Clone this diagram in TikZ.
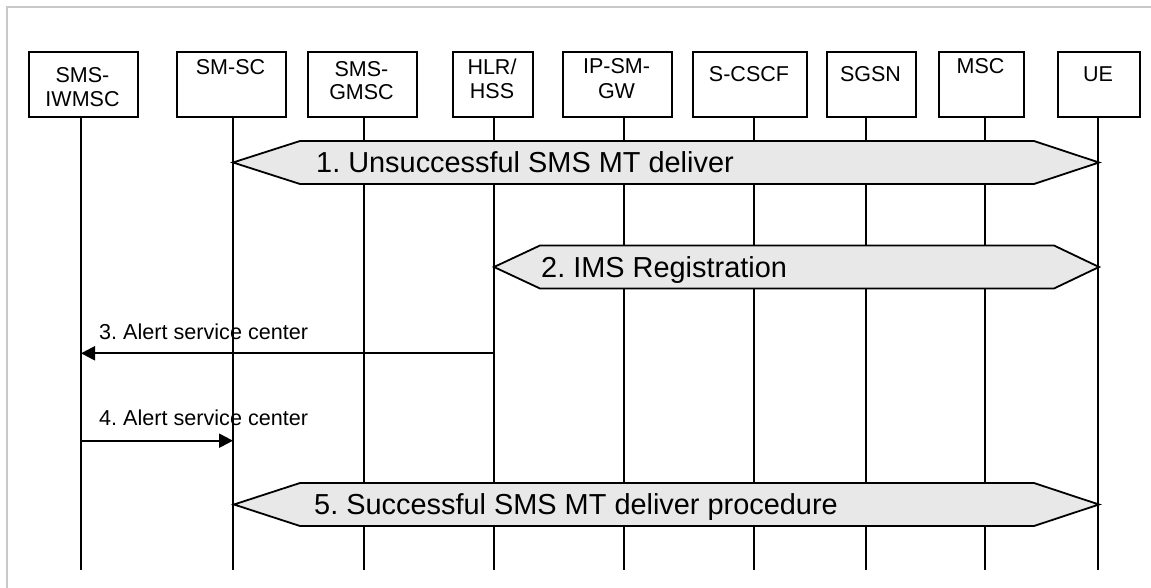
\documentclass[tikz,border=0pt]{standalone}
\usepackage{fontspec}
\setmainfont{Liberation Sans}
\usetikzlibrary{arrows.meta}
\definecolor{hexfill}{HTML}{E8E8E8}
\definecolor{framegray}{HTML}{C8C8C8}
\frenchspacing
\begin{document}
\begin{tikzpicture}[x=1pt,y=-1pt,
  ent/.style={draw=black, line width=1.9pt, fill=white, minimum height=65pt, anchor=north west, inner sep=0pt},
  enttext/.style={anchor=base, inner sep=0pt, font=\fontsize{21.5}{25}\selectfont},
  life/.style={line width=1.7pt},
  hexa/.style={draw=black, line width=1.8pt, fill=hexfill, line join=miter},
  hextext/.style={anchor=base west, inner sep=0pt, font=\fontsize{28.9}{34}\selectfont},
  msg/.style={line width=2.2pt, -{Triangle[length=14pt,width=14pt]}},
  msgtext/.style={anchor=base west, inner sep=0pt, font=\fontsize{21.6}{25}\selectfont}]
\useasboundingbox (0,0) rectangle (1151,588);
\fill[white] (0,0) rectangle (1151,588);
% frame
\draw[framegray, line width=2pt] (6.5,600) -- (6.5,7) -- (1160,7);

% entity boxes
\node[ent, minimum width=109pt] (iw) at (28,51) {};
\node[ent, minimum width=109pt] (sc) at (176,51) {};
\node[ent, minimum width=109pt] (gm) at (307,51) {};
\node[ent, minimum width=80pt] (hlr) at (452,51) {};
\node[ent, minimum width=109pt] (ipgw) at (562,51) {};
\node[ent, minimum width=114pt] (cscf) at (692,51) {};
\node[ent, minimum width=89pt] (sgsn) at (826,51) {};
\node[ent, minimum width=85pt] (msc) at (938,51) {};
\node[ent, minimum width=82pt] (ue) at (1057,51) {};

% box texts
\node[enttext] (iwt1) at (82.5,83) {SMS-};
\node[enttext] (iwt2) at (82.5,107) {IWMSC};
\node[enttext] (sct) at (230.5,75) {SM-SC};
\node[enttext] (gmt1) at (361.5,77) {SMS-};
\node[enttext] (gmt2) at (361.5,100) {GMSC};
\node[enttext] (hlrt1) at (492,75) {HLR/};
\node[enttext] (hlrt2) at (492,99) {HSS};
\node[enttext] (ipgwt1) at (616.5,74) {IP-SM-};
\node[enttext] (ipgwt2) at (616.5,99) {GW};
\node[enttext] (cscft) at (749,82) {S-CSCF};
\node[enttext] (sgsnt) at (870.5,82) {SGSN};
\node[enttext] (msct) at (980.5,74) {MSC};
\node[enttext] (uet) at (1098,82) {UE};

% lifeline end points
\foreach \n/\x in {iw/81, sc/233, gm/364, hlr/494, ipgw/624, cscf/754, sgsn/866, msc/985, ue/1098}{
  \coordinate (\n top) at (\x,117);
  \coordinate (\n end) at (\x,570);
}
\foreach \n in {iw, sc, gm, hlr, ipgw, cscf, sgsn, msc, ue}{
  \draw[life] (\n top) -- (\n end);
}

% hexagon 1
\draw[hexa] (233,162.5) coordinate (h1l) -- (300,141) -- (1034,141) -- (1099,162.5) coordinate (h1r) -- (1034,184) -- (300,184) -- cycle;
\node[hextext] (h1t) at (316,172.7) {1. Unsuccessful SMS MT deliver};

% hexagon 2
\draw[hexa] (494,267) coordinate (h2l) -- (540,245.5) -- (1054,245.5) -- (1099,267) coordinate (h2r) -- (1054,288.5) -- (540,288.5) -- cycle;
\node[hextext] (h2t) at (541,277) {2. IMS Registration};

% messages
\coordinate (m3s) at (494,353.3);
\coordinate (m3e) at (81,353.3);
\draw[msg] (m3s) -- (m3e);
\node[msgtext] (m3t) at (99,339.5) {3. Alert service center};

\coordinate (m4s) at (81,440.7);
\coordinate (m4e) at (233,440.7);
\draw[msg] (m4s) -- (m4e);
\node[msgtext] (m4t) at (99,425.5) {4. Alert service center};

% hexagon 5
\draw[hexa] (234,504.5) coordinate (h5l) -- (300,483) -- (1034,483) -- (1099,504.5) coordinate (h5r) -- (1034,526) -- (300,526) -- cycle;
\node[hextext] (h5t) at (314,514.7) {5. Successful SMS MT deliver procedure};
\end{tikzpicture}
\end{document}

**Exercise prompt**
From the first line above through the line containing "(6.5,7) -- (1160,7);", copy everything exactly, without the pictures.

**Complete response**
Clone this diagram in TikZ.
\documentclass[tikz,border=0pt]{standalone}
\usepackage{fontspec}
\setmainfont{Liberation Sans}
\usetikzlibrary{arrows.meta}
\definecolor{hexfill}{HTML}{E8E8E8}
\definecolor{framegray}{HTML}{C8C8C8}
\frenchspacing
\begin{document}
\begin{tikzpicture}[x=1pt,y=-1pt,
  ent/.style={draw=black, line width=1.9pt, fill=white, minimum height=65pt, anchor=north west, inner sep=0pt},
  enttext/.style={anchor=base, inner sep=0pt, font=\fontsize{21.5}{25}\selectfont},
  life/.style={line width=1.7pt},
  hexa/.style={draw=black, line width=1.8pt, fill=hexfill, line join=miter},
  hextext/.style={anchor=base west, inner sep=0pt, font=\fontsize{28.9}{34}\selectfont},
  msg/.style={line width=2.2pt, -{Triangle[length=14pt,width=14pt]}},
  msgtext/.style={anchor=base west, inner sep=0pt, font=\fontsize{21.6}{25}\selectfont}]
\useasboundingbox (0,0) rectangle (1151,588);
\fill[white] (0,0) rectangle (1151,588);
% frame
\draw[framegray, line width=2pt] (6.5,600) -- (6.5,7) -- (1160,7);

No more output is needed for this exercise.